Iran has begun imposing informal transit fees of up to $2 million per voyage on commercial vessels transiting the Strait of Hormuz. Payments are being requested discreetly from select ships and applied inconsistently, creating uncertainty about future targeting and complicating shipping routes; only a small number of vessels have transited since the war began, many linked to Iran. The move amplifies geopolitical risk in a critical energy corridor and is contributing to higher oil prices amid fresh missile strikes in the region.

Analysis

The informal imposition of transit rents functions like a variable, opaque tariff layered onto Persian Gulf seaborne exports; that acts as a non-linear OPEX shock to marginal barrels and incentivizes buyers to lock supply via longer-term contracts or shift to land/pipe alternatives.
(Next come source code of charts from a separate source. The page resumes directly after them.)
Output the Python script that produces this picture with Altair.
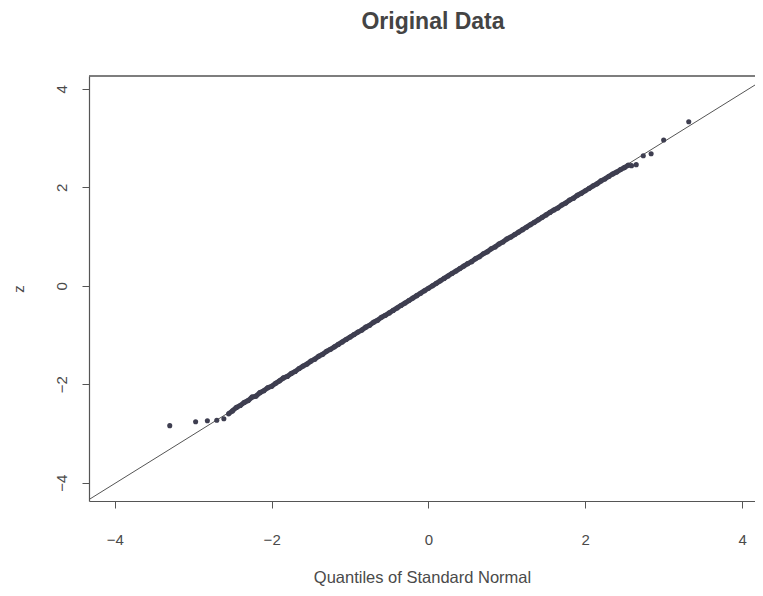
import altair as alt
import pandas as pd

# Tail points
tail_x = [-3.30, -2.97, -2.82, -2.70, -2.61, 2.59, 2.65, 2.74, 2.84, 3.00, 3.32]
tail_y = [-2.84, -2.76, -2.74, -2.73, -2.70, 2.44, 2.46, 2.64, 2.68, 2.96, 3.33]

# Dense band read along its path
band_x = [-2.55, -2.50, -2.45, -2.40, -2.35, -2.30, -2.25, -2.20, -2.15, -2.10,
          -2.05, -2.00, -1.95, -1.90, -1.85, -1.80, -1.75, -1.70, -1.65, -1.60,
          -1.55, -1.50, -1.45, -1.40, -1.35, -1.30, -1.25, -1.20, -1.15, -1.10,
          -1.05, -1.00, -0.95, -0.90, -0.85, -0.80, -0.75, -0.70, -0.65, -0.60,
          -0.55, -0.50, -0.45, -0.40, -0.35, -0.30, -0.25, -0.20, -0.15, -0.10,
          -0.05, 0.00, 0.05, 0.10, 0.15, 0.20, 0.25, 0.30, 0.35, 0.40,
          0.45, 0.50, 0.55, 0.60, 0.65, 0.70, 0.75, 0.80, 0.85, 0.90,
          0.95, 1.00, 1.05, 1.10, 1.15, 1.20, 1.25, 1.30, 1.35, 1.40,
          1.45, 1.50, 1.55, 1.60, 1.65, 1.70, 1.75, 1.80, 1.85, 1.90,
          1.95, 2.00, 2.05, 2.10, 2.15, 2.20, 2.25, 2.30, 2.35, 2.40,
          2.45, 2.50, 2.55]
band_y = [-2.60, -2.54, -2.47, -2.43, -2.37, -2.33, -2.26, -2.24, -2.17, -2.13,
          -2.07, -2.04, -1.98, -1.93, -1.87, -1.84, -1.78, -1.74, -1.68, -1.63,
          -1.59, -1.53, -1.49, -1.43, -1.39, -1.33, -1.29, -1.24, -1.19, -1.14,
          -1.09, -1.04, -0.99, -0.94, -0.90, -0.84, -0.80, -0.74, -0.70, -0.64,
          -0.60, -0.55, -0.50, -0.45, -0.40, -0.35, -0.30, -0.25, -0.20, -0.15,
          -0.10, -0.05, 0.00, 0.05, 0.10, 0.15, 0.20, 0.25, 0.30, 0.35,
          0.40, 0.45, 0.49, 0.55, 0.59, 0.65, 0.69, 0.75, 0.79, 0.85,
          0.89, 0.95, 0.99, 1.04, 1.09, 1.14, 1.19, 1.24, 1.29, 1.34,
          1.39, 1.44, 1.49, 1.54, 1.58, 1.64, 1.68, 1.74, 1.78, 1.84,
          1.88, 1.93, 1.98, 2.03, 2.07, 2.13, 2.17, 2.22, 2.27, 2.31,
          2.36, 2.40, 2.45]

# Reference line endpoints
line_x = [-4.40, 4.40]
line_y = [-4.41, 4.31]

tick_vals = [-4, -2, 0, 2, 4]
x_domain = [-4.33, 4.165]
y_domain = [-4.37, 4.26]

W, H = 666, 425

pts = pd.DataFrame({"q": tail_x + band_x, "z": tail_y + band_y})
band = pd.DataFrame({"q": band_x, "z": band_y})
ref = pd.DataFrame({"q": line_x, "z": line_y})

FONT = "Arial, Liberation Sans, sans-serif"
AXC = "#555555"
TXT = "#4a4a4a"
PTC = "#3e3e50"

x_enc = alt.X("q:Q", scale=alt.Scale(domain=x_domain, nice=False, zero=False),
              axis=alt.Axis(values=tick_vals, format="d",
                            title="Quantiles of Standard Normal",
                            grid=False, domain=True, domainColor=AXC, domainWidth=1.2,
                            tickSize=7, tickColor=AXC,
                            labelPadding=24, labelFontSize=15, labelFont=FONT,
                            labelColor=TXT, titleFont=FONT, titleFontSize=16.5,
                            titleFontWeight="normal", titleColor=TXT, titlePadding=22,
                            labelFlush=False))
y_enc = alt.Y("z:Q", scale=alt.Scale(domain=y_domain, nice=False, zero=False),
              axis=alt.Axis(values=tick_vals, format="d", title="z", grid=False,
                            domain=True, domainColor=AXC, domainWidth=1.2,
                            tickSize=7, tickColor=AXC, labelAngle=270,
                            labelAlign="center", labelBaseline="bottom",
                            labelPadding=13, labelFontSize=15, labelFont=FONT,
                            labelColor=TXT, titleFont=FONT, titleFontSize=15,
                            titleFontWeight="normal", titleColor=TXT, titlePadding=28,
                            labelFlush=False))

line = alt.Chart(ref).mark_line(color="#555555", strokeWidth=1, clip=True).encode(
    x=x_enc, y=y_enc)
band_line = alt.Chart(band).mark_line(color=PTC, strokeWidth=5).encode(
    x="q:Q", y="z:Q", order="q:Q")
points = alt.Chart(pts).mark_circle(size=26, color=PTC, opacity=1).encode(
    x="q:Q", y="z:Q")
top_border = alt.Chart(ref).mark_rule(color=AXC, strokeWidth=1.2).encode(
    x=alt.value(0), x2=alt.value(W), y=alt.value(0))

chart = (line + band_line + points + top_border).properties(
    width=W, height=H,
    background="white",
    autosize=alt.AutoSizeParams(type="none"),
    padding={"left": 81, "top": 68, "right": 0, "bottom": 86},
    title=alt.TitleParams("Original Data", font=FONT, fontSize=23, fontWeight="bold",
                          color="#444444", anchor="middle", baseline="alphabetic",
                          offset=23, dx=11),
).configure_view(stroke=None)

chart.save("out.html", embed_options={"renderer": "svg", "actions": False})
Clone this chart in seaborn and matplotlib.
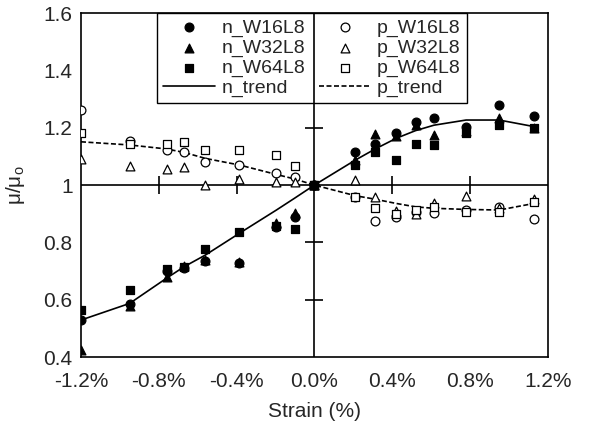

Expect brokerage and P&I insurance spreads to reprice immediately — a 10–30% jump in insurance premiums and a 5–10% increase in on-route bunker/fuel consumption can turn short voyage economics negative for lower-margin cargoes within weeks. Second-order winners will be pipeline and LNG sellers able to offer fixed, low-volatility delivery (economic value of certainty), plus owners of modern, fuel-efficient VLCCs who can undercut older tonnage on per-ton transport costs. Losers include spot-dependent tanker owners, commodity traders carrying high-gross-margin but time-sensitive loads (e.g., petrochemical feedstocks), and ad/consumer cyclicals vulnerable to a risk-off growth slowdown as energy-driven input inflation filters through. Key catalysts and tail risks: a localized escalation that triggers an effective closure of the strait would spike crude forward curves and freight rates for 1–3 months, while rapid market adaptation (alternate routing, pooled insurance syndicates) would compress the premium within 6–12 weeks. The consensus risk-off price action is likely front-loaded; monitor insurance lead indicators (IPIECA/P&I notices), TD3/TC20 freight indices, and short-covering in physical crude forward spreads as early reversal signals.